[dpdk-dev] [dpdk-stable] [PATCH v4] net/bonding: per-slave intermediate rx ring

Matan Azrad matan at mellanox.com
Sun Sep 2 13:34:37 CEST 2018


Hi Luca\Chas

From: Luca Boccassi
> On Wed, 2018-08-29 at 15:20 +0000, Matan Azrad wrote:
> >
> > From: Chas Williams
> > > On Tue, Aug 28, 2018 at 5:51 AM Matan Azrad <mailto:matan at mellanox.
> > > com> wrote:
> > >
> > >
> > > From: Chas Williams
> > > > On Mon, Aug 27, 2018 at 11:30 AM Matan Azrad <mailto:mailto:matan
> > > > @mellanox.com> wrote:
> > >
> > > <snip>
> > > > > > Because rings are generally quite efficient.
> > > > >
> > > > > But you are using a ring in addition to regular array
> > > > > management, it must hurt performance of the bonding PMD (means
> > > > > the bonding itself - not the slaves PMDs which are called from
> > > > > the bonding)
> > > >
> > > > It adds latency.
> > >
> > > And by that hurts the application performance because it takes more
> > > CPU time in the bonding PMD.
> > >
> > > No, as I said before it takes _less_ CPU time in the bonding PMD
> > > because we use a more optimal read from the slaves.
> >
> > Each packet pointer should be copied more 2 times because of this
> > patch + some management(the ring overhead) So in the bonding code you
> > lose performance.
> >
> > >
> > > > It increases performance because we spend less CPU time reading
> > > > from the PMDs.
> > >
> > > So, it's hack in the bonding PMD to improve some slaves code
> > > performance but hurt the bonding code performance, Over all the
> > > performance we gain for those slaves improves the application
> > > performance only when working with those slaves.
> > > But may hurt the application performance when working with other
> > > slaves.
> > >
> > > What is your evidence that is hurts bonding performance?  Your
> > > argument is purely theoretical.
> >
> > Yes, we cannot test all the scenarios cross the PMDs.
> 
> Chas has evidence that this helps, a _lot_, in some very common cases.
> We haven't seen evidence of negative impact anywhere in 2 years.
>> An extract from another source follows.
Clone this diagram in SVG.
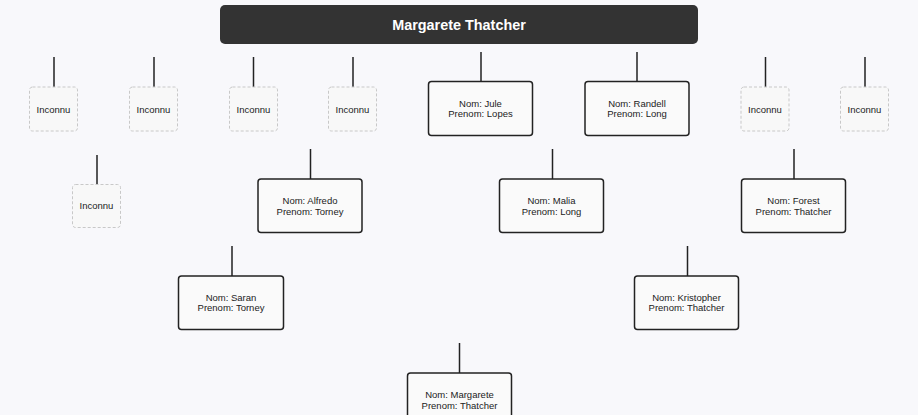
<svg xmlns="http://www.w3.org/2000/svg" width="918" height="415" viewBox="0 0 918 415">
<style>
.bg{fill:#f8f8fb}
.title{fill:#333333}
.tt{font-family:"Liberation Sans",Arial,sans-serif;font-size:14.4px;font-weight:bold;fill:#ffffff;text-anchor:middle}
.p{fill:#fafafa;stroke:#222222;stroke-width:1.5}
.u{fill:#f8f8f8;stroke:#c8c8c8;stroke-width:1;stroke-dasharray:3 2}
.t{font-family:"Liberation Sans",Arial,sans-serif;font-size:9.5px;fill:#222222;text-anchor:middle}
.c{stroke:#222222;stroke-width:1.5;fill:none}
</style>
<rect class="bg" x="0" y="0" width="918" height="415"/>
<g id="title">
<rect class="title" x="220" y="5" width="478" height="39" rx="5"/>
<text class="tt" x="459" y="29.5">Margarete Thatcher</text>
</g>
<g id="connectors">
<line class="c" x1="54" y1="57" x2="54" y2="87"/>
<line class="c" x1="154" y1="57" x2="154" y2="87"/>
<line class="c" x1="253.5" y1="57" x2="253.5" y2="87"/>
<line class="c" x1="353" y1="57" x2="353" y2="87"/>
<line class="c" x1="481" y1="52" x2="481" y2="81.5"/>
<line class="c" x1="637" y1="52" x2="637" y2="81.5"/>
<line class="c" x1="765.5" y1="57" x2="765.5" y2="87"/>
<line class="c" x1="865" y1="57" x2="865" y2="87"/>
<line class="c" x1="97" y1="155" x2="97" y2="184.5"/>
<line class="c" x1="310.5" y1="149" x2="310.5" y2="179"/>
<line class="c" x1="552.5" y1="149" x2="552.5" y2="179"/>
<line class="c" x1="794" y1="149" x2="794" y2="179"/>
<line class="c" x1="232" y1="246" x2="232" y2="276"/>
<line class="c" x1="687.5" y1="246" x2="687.5" y2="276"/>
<line class="c" x1="459.5" y1="343" x2="459.5" y2="373"/>
</g>
<g id="u1"><rect class="u" x="29.5" y="87" width="48" height="44" rx="3"/><text class="t" x="53.5" y="113">Inconnu</text></g>
<g id="u2"><rect class="u" x="129.5" y="87" width="48" height="44" rx="3"/><text class="t" x="153.5" y="113">Inconnu</text></g>
<g id="u3"><rect class="u" x="229.5" y="87" width="48" height="44" rx="3"/><text class="t" x="253.5" y="113">Inconnu</text></g>
<g id="u4"><rect class="u" x="328.5" y="87" width="48" height="44" rx="3"/><text class="t" x="352.5" y="113">Inconnu</text></g>
<g id="jule"><rect class="p" x="428.5" y="81.5" width="104" height="54" rx="3"/><text class="t" x="480.5" y="106.7">Nom: Jule</text><text class="t" x="480.5" y="117.4">Prenom: Lopes</text></g>
<g id="randell"><rect class="p" x="585" y="81.5" width="104" height="54" rx="3"/><text class="t" x="637" y="106.7">Nom: Randell</text><text class="t" x="637" y="117.4">Prenom: Long</text></g>
<g id="u7"><rect class="u" x="741" y="87" width="48" height="44" rx="3"/><text class="t" x="765" y="113">Inconnu</text></g>
<g id="u8"><rect class="u" x="840.5" y="87" width="48" height="44" rx="3"/><text class="t" x="864.5" y="113">Inconnu</text></g>
<g id="u9"><rect class="u" x="72.5" y="184.5" width="48" height="43" rx="3"/><text class="t" x="96.5" y="209">Inconnu</text></g>
<g id="alfredo"><rect class="p" x="258" y="179" width="104" height="53.5" rx="3"/><text class="t" x="310" y="204">Nom: Alfredo</text><text class="t" x="310" y="214.7">Prenom: Torney</text></g>
<g id="malia"><rect class="p" x="499.5" y="179" width="104" height="53.5" rx="3"/><text class="t" x="551.5" y="204">Nom: Malia</text><text class="t" x="551.5" y="214.7">Prenom: Long</text></g>
<g id="forest"><rect class="p" x="741.5" y="179" width="104" height="53.5" rx="3"/><text class="t" x="793.5" y="204">Nom: Forest</text><text class="t" x="793.5" y="214.7">Prenom: Thatcher</text></g>
<g id="saran"><rect class="p" x="178.5" y="276" width="105" height="53.5" rx="3"/><text class="t" x="231" y="300.7">Nom: Saran</text><text class="t" x="231" y="311.4">Prenom: Torney</text></g>
<g id="kristopher"><rect class="p" x="634.5" y="276" width="104" height="53.5" rx="3"/><text class="t" x="686.5" y="300.7">Nom: Kristopher</text><text class="t" x="686.5" y="311.4">Prenom: Thatcher</text></g>
<g id="margarete"><rect class="p" x="407.5" y="373" width="104" height="54" rx="3"/><text class="t" x="459.5" y="398">Nom: Margarete</text><text class="t" x="459.5" y="408.7">Prenom: Thatcher</text></g>
</svg>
Given
> this, surely it's not unreasonable to ask to substantiate theoretical arguments
> with some testing?

What is the common cases of the bond usage?
Do you really know all the variance of the bond usages spreading all over the world?

I’m saying that using a hack in the bond code which helps for some slaves PMDs\application scenarios (your common cases) but hurting
the bond code performance and latency is not the right thing to do because it may hurt other scenarios\PMDs  using the bond.